Yes, climate change is key to this tragedy. Weather analysts have observed that the flood conditions were exacerbated by a deadly, unlikely combination : northward-bound remnants of the tropical cyclone that flooded southeastern Mexico late last month, which traveled above the long-steaming, constantly warming waters of the Gulf of Mexico (which alarming temperatures provided fuel last year for ghastly Hurricanes Helene and Milton ). A jet stream then carried all this moisture to an especially flood-prone region of Texas, with riverbeds and arid soil and hillsides. This was the worst possible manifestation of this climate change–induced setup.

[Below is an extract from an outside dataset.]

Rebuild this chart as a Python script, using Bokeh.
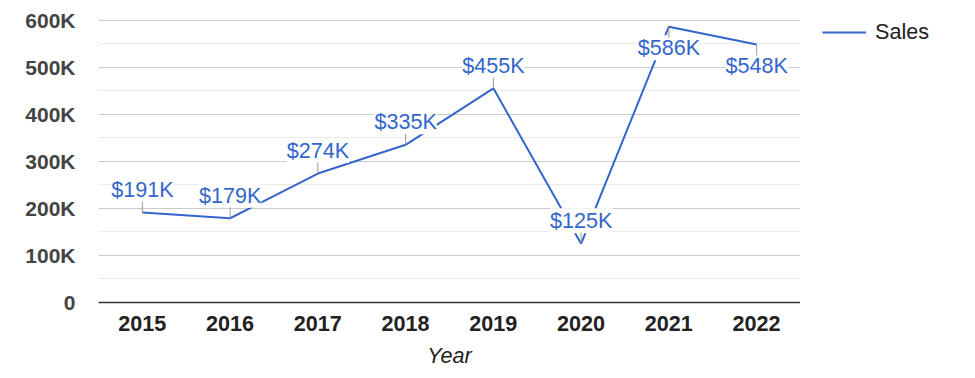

Though the NWS isn't thoroughly sabotaged, our federal systems are woefully unprepared for the summer. By the end of this month, the National Oceanic and Atmospheric Administration will stop transmitting information from military satellites that have been deployed and used historically to measure the paths of extreme-weather disasters like hurricanes. So it's only a matter of time before the Trump administration cuts do fail us. But we won't be ready to take on the future if we don't get straight what's going wrong now . We may find out how bad things are sooner than later: Tropical Storm Chantal is currently flooding North Carolina with inches of rain , and the water is making its way up through the northeast.